Above is a graph from a relatively old paper that investigated the relationship between quality and price in an example garment – in this case, the research looked at women’s blazers. One hundred and nineteen blazers were assessed in terms of quality by two experts: one a university faculty member who taught textile science and the other a university class instructor who was previously a buyer for a department store and who taught clothing construction. Quality is on the x-axis and price is on the y-axis, with each dot-point representing a particular blazer. What you can see is nothing terribly surprising – there’s some sort of vague positive relationship between quality and price, so quality kind of goes up as price goes up, but it’s not a neat relationship. It’s quite noisy, really. And keep in mind this graph is from 1989, so clothing quality might have changed quite a bit relative to price over the past 23 years, with advancements in manufacturing techniques, the advent of fast fashion, developments in textile production, changes in brands and markets and profit expectations; all those sorts of things.
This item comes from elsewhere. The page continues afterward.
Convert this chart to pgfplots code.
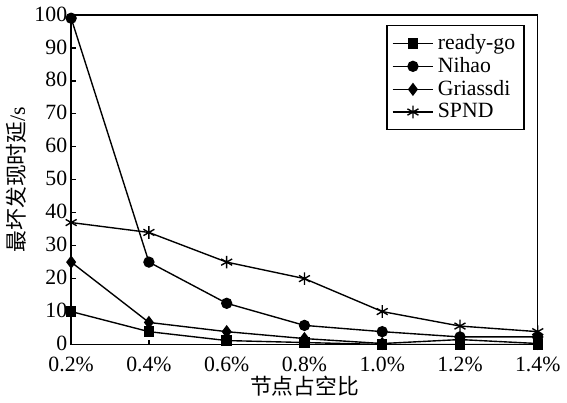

Whatever changes have occurred since that graph was published, it’s likely still safe to say that we’re probably on the money (or not, literally speaking) when we think that price is not necessarily an accurate indicator of quality.
But what do we use as indicators of quality? In fact, what are we even looking for when we search for quality?
We kind of all have a vague notion of what we mean when we say that we want to buy good quality garments – it means we want the garments to stay in good condition for a decently long period of time, to not have issues or wear out or fall apart to any significant extent. That’s all well and good, but that’s the sort of quality that you can only measure once you’ve already purchased and worn the garment. It’s easy to judge an item’s quality in retrospect (“Well, it was good quality, because it lasted really well!”) but it’s much much harder to judge an item’s quality in advance and get a good idea of how it will hold up in the future (“Oh this garment is good quality, so it will definitely last well!”). That is, it’s harder for people with little or no experience or training in garment construction and manufacture.
There are all sorts of information cues we can use to evaluate the quality of a garment, from intrinsic cues (e.g. fabric fibre content, seam type) and extrinsic cues (e.g. brand name, price) to aesthetic cues (e.g. colour, fit) and performance cues (r.g. durability, care instructions). The interesting thing to consider is: which cues are important to a person who has limited knowledge of garment construction and manufacture, and which cues become or remain important after that person has extensively learnt about garment construction and manufacture? What are naïve people getting right (if anything), and what things would be more important to them if they had a more extensive understanding of what genuinely makes a good quality item of clothing?
Some research has looked into exactly that. The study looked at the effect of knowledge on the types of information cues used to evaluate the quality of clothing. Sixty-five students were surveyed regarding which cues they considered most important in judging the quality of a garment. These 65 students had something in common: they were all enrolled in and about to start a 15-week course at university about the analysis of ready-to-wear clothing. Prior to starting their course, they were asked which cues were important, and then at the end of the course, they were asked the same again.
How did knowledge of clothing manufacture and construction change people’s ideas about which cues were important when judging the quality of clothes?
Cues that became quite a bit more important to more people after improved knowledge of garment construction and manufacture:
- Fibre content of fabric
- Interfacings
- Length of stitch
- Patterns (e.g. stripes, plaid) matched
- Seam width
- No mismatched thread
- Type of fabric
- Type of seam
- Width of hem
Cues that became quite a bit less important to more people after improved knowledge of garment construction and manufacture:
- Brand
- Closures
- Colour
- How fashionable the garment is
- Fit
- How the fabric feels
- Price
- The store selling the garment
- Whether the style suits one’s figure
You have to be careful with the interpretation of these results, since it’s just about the relative change in ranking of the different cues – for example, “fit” may have dropped in the rankings of importance after the course compared to before, but it might still be towards the top of the rankings. Maybe it dropped from being the 2nd most important cue to being the 7th most important cue out of the 24 cues investigated, so while it did become less important, it’s still considered pretty important overall. All the same, this study shows how much your perspective can change when given adequate information, and at the very least, it certainly makes me aware of all the cues that might matter if only I knew.
This did make me figure something out, though: the sort of information you need to be able to evaluate quality can’t be accessed so easily, possibly because there’s so much of it. There aren’t many web guides to quality garment construction because there would be just so much information to cover. But if the internet doesn’t have the information, how about we go back in time and use something a bit more old-fashioned: textbooks. That would certainly be a convenient option for accessing this sort of information. Well, it would be a more convenient option if textbooks weren’t always so expensive, particularly since the one I’ve found that seems most relevant isn’t in any convenient library catalogues and isn’t priced any better than retail on eBay. But maybe spending a bit of money on an undoubtedly useful and highly informative textbook would be quite a wise investment.